DELİLLERİN TARTIŞILMASI VE GEREKÇE :Dava ;itirazın iptali davasıdır.İnceleme, 6100 sayılı Hukuk Muhakemeleri Kanunu’nun(HMK) 355. maddesi hükmü uyarınca istinaf dilekçelerinde belirtilen sebeplerle sınırlı olarak ve kamu düzenine aykırı hususların olup olmadığı gözetilerek yapılmıştır.Dava, taraflar arasında düzenlenen alacağın temliki sözleşmesinden kaynaklanan alacağın tahsili için başlatılan icra takibine vaki itirazın iptali istemine ilişkindir. 6102 Sayılı TTK’nun 3.maddesinde bu kanunda düzenlenen hususlarla bir ticari işletmeyi ilgilendiren bütün işlem ve fiillerin ticari işlerden olduğunun belirtildiği, aynı kanunun 4.maddesinde ise ticari dava ve işlerin sayıldığı, eldeki davada ise davacı tarafından temlik sözleşmesi uyarınca davalının üzerine düşen edimlerini yerine getirmediğinden bahisle itirazın iptali isteminde bulunulmuş olup davacının temlik sözleşmesine konu yaptığı alacağın borçlusu durumundaki … A.Ş’nin bu davada taraf olmadığı gibi uyuşmazlık konusu alacak da doğrudan doğruya davalının ticari işletmesi ile ilgili değildir. Kaldı ki davacı da tacir değildir. Uyuşmazlığın çözümünde 6098 sayılı TBK’nun 183. vd. maddeleri hükümlerinin uygulanacağından, dava konusu uyuşmazlık ticari dava niteliği taşımamaktadır. (Bakınız Yargıtay 11.HD’sin 2015/14950 Esas, 2016/3539 Karar; 2017/1069 Esas, 2018/5194 Karar ve Yargıtay 13.HD’sinin 2015/15096 Esas, 2017/2181; 2017/8010 Esas, 2017/9945 Karar; 2015/39733 Esas, 2018/4765 Karar sayılı ilamları) Görev kamu düzenine ilişkin olmakla HMK 355. Madde uyarınca resen dikkate alınarak ilk derece mahkemesi kararının kaldırılmasına karar vermek gerekmiştir.
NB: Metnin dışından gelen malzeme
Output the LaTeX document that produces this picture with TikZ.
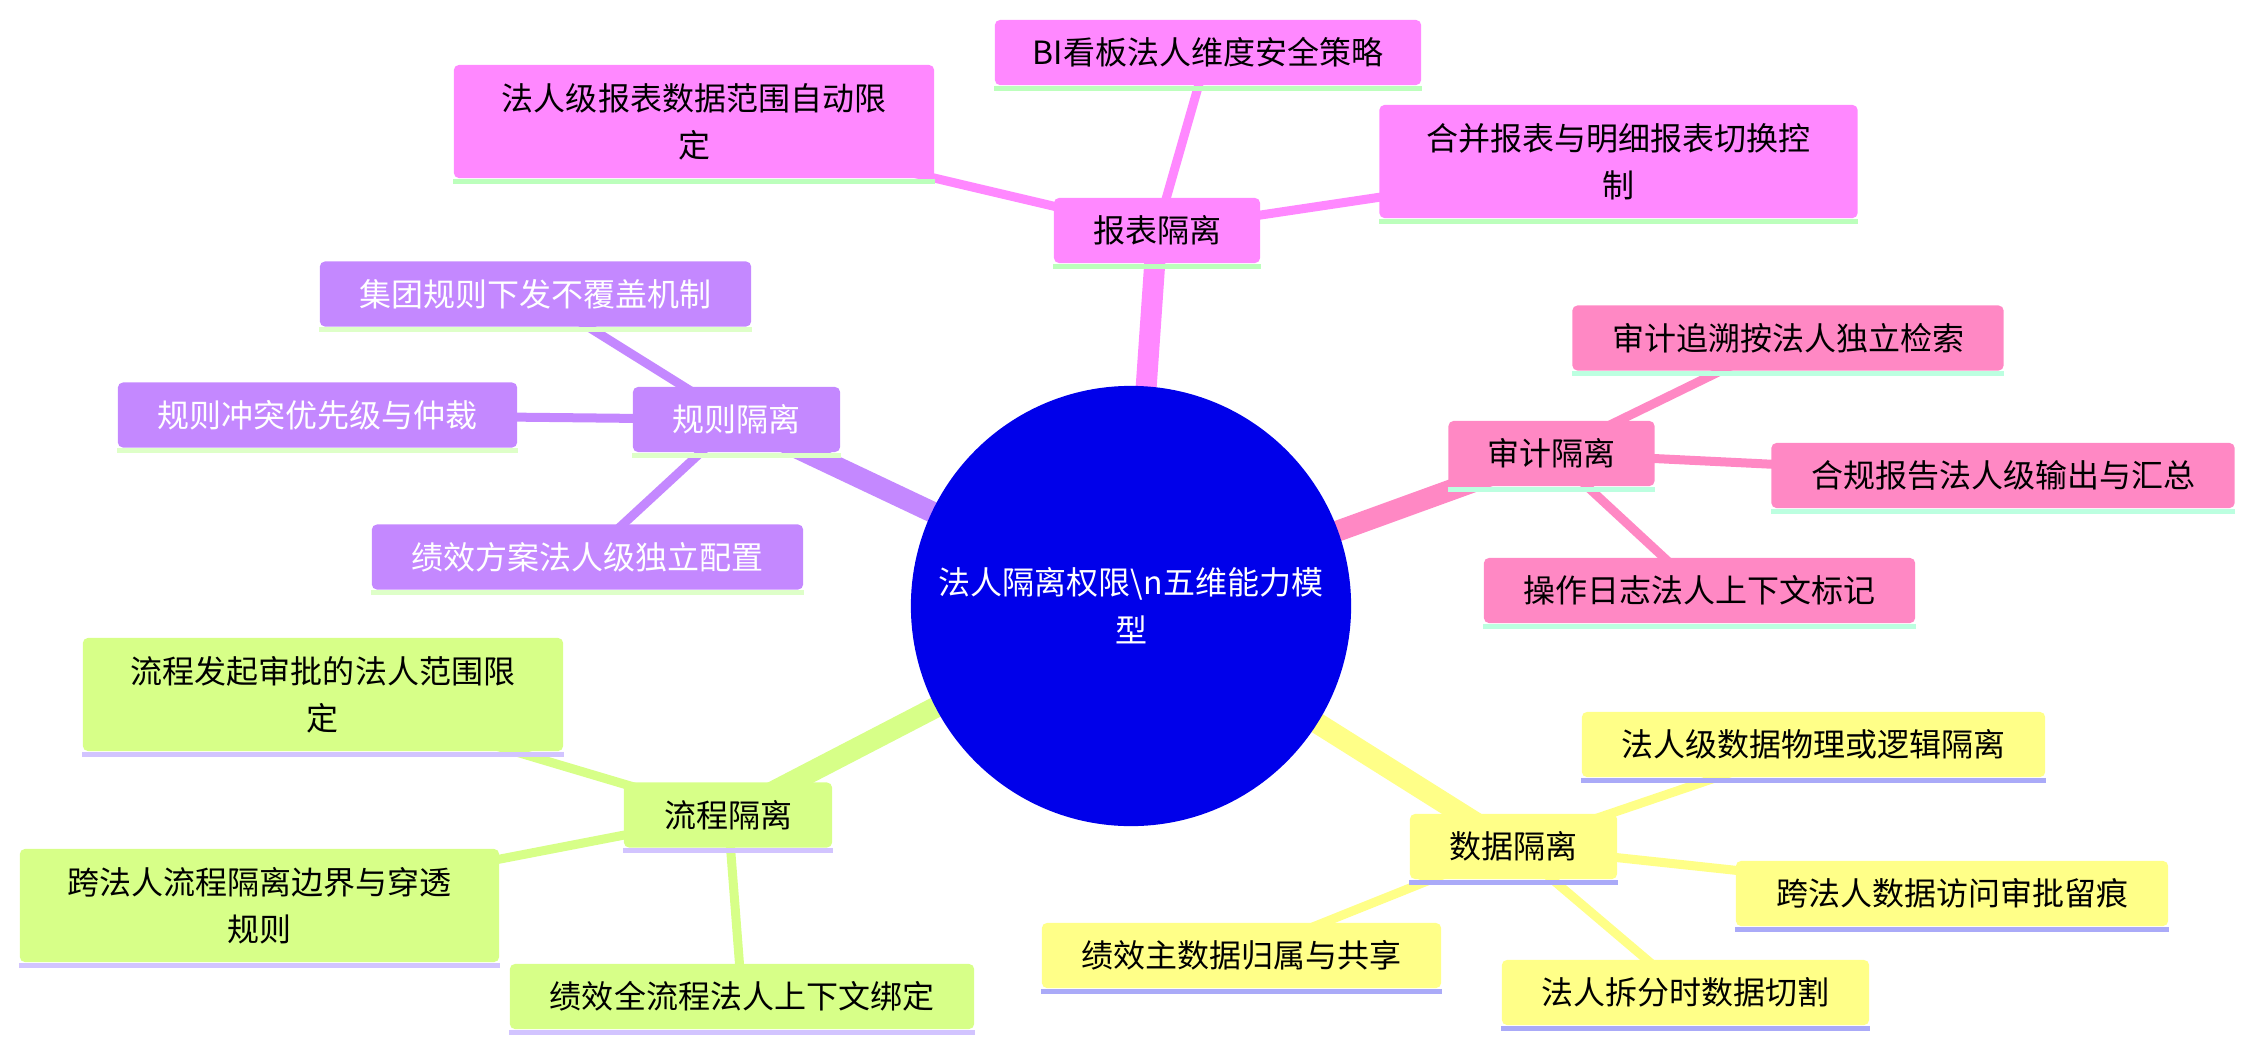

H Ü K Ü M :Yukarıda açıklanan gerekçe ile 1 – Davacı yanın istinaf başvurusunun HMK 355 ve 353/1-a- 3 maddesi gereğince KABULÜ ile ilk derece mahkemesi kararının KALDIRILMASINA ; Görev yönünden red kararı verilmek üzere dosyanın ilk derece mahkemesine GÖNDERİLMESİNE 2- Davacı yanın peşin harcının talebi halinde iade edilmesine 3-İstinaf yargılama gideri olan; başvuru harcı gideri 85,70 TL, tebligat gideri 12,50 TL, posta gideri 18,00 TL ki toplam 116,20 TL yargılama giderinin davalıdan tahsili ile davacı yana verilmesine 4- İnceleme duruşmasız olarak yapılmış olmakla ücreti vekalet tayin ve takdirine yer olmadığına Dair ; dosya üzerinde yapılan inceleme sonucu HMK 353/1-a – 3 maddesi gereğince KESİN olmak üzere 26/11/2020 tarihinde ve oy birliği ile karar verildi.